Dünyanın Yeni Yedi Harikası
Birçoğumuzun bildiği, içinde Rodos Heykeli, İskenderiye Feneri gibi eserlerin yer aldığı Dünyanın Yedi Harikası listesinde yer alan, insanoğlunun yarattığı muhteşem eserlerden ne yazık ki günümüze ulaşan tek yapı Keops Piramidi’dir.
Günümüzde hala varlığını devam ettirebilen ve ziyaret edilebilir olağanüstü mimari eserleri belirleme fikrinden hareket ederek 2007 senesinde, İsviçre merkezli New7Wonder adlı vakıf, dünyanın yeni yedi harikasını belirlemek için dünya vatandaşlarının oylamasına sunduğu bir yarışma başlattı.

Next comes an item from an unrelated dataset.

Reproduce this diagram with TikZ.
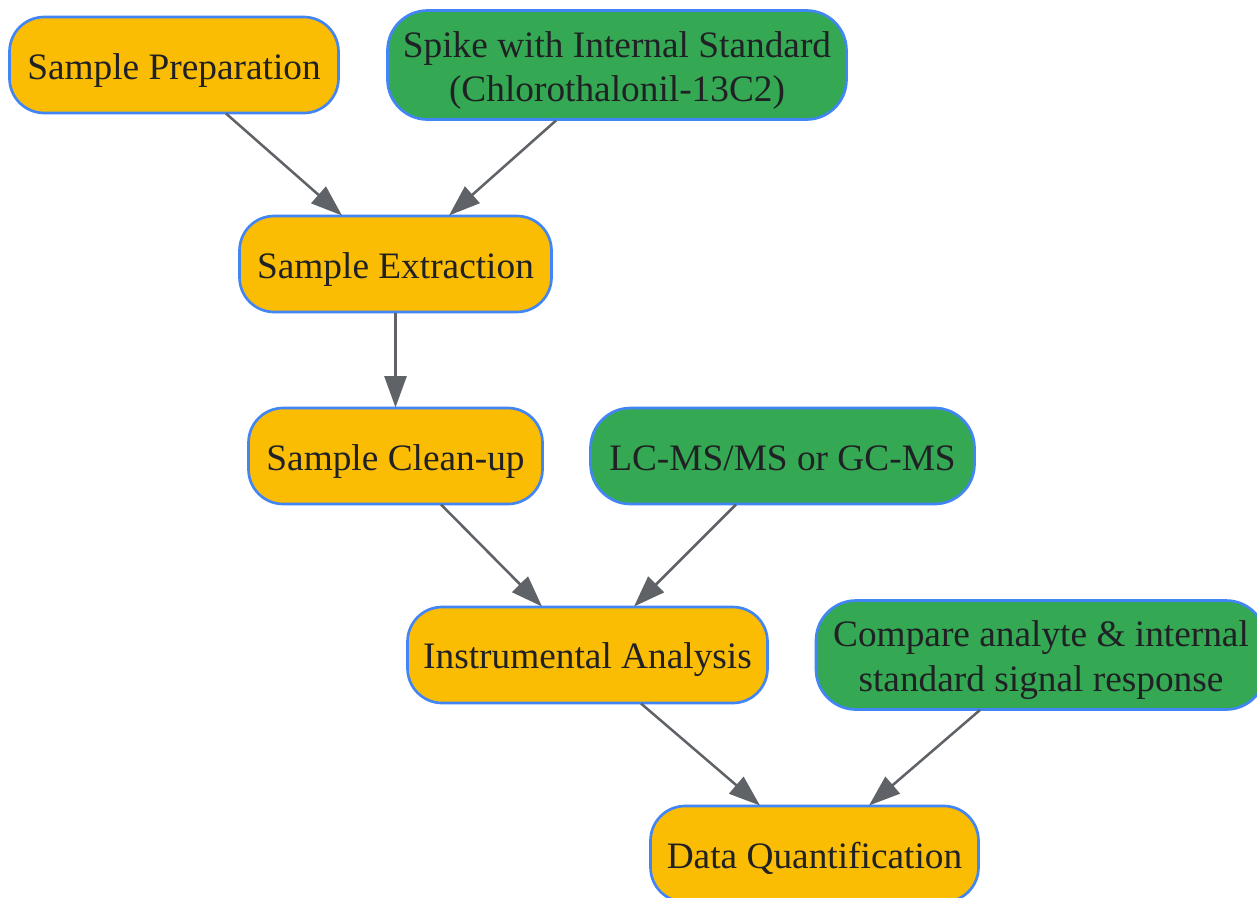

Bu yarışmada aralarında Ayasofya’nın da bulunduğu 21 eser finalist olarak yer aldı. Tüm dünyada 100 milyon kişi cep telefonundan ya da vakfın internet sitesinden 6 yıl boyunca oy kullanarak dünyanın yeni yedi harikasını seçti. UNESCO ise bu seçimi, oy kullananların şahsi görüşlerini yansıttığı gerekçesiyle desteklemediğini ifade etti ve Dünyanın Yedi Harikası listesinin korunmaya ve benimsenmeye devam edileceğini açıkladı.1
Altı yıllık oylamanın sonunda Portekiz’in başkenti Lizbon’da açıklanan sonuçlara göre yeni yedi harika eser şunlardı:
- Ürdün’deki Petra Antik Kenti,
- Çin Seddi,
- Brezilya’daki Kurtarıcı İsa Heykeli,
- Peru’daki Machu Picchu Antik Kenti,
- Meksika’daki Chichen Itza Piramidi,
- İtalya’nın başkenti Roma’daki Kolezyum ve
- Hindistan’daki Tac Mahal.
Petra Antik Kenti – Ürdün
Ürdün’ün Lut Gölü ile Akabe Körfezi arasındaki toprakları üzerinde yer alan antik kent, kum taşından oluşan kayalıkların oyulması ile oluşturulmuştur. 100 kilometreye yayılan antik kentte, amfi tiyatro, tapınak, ev gibi yapılar kireç taşlarının oyulması ile inşa edilmiştir.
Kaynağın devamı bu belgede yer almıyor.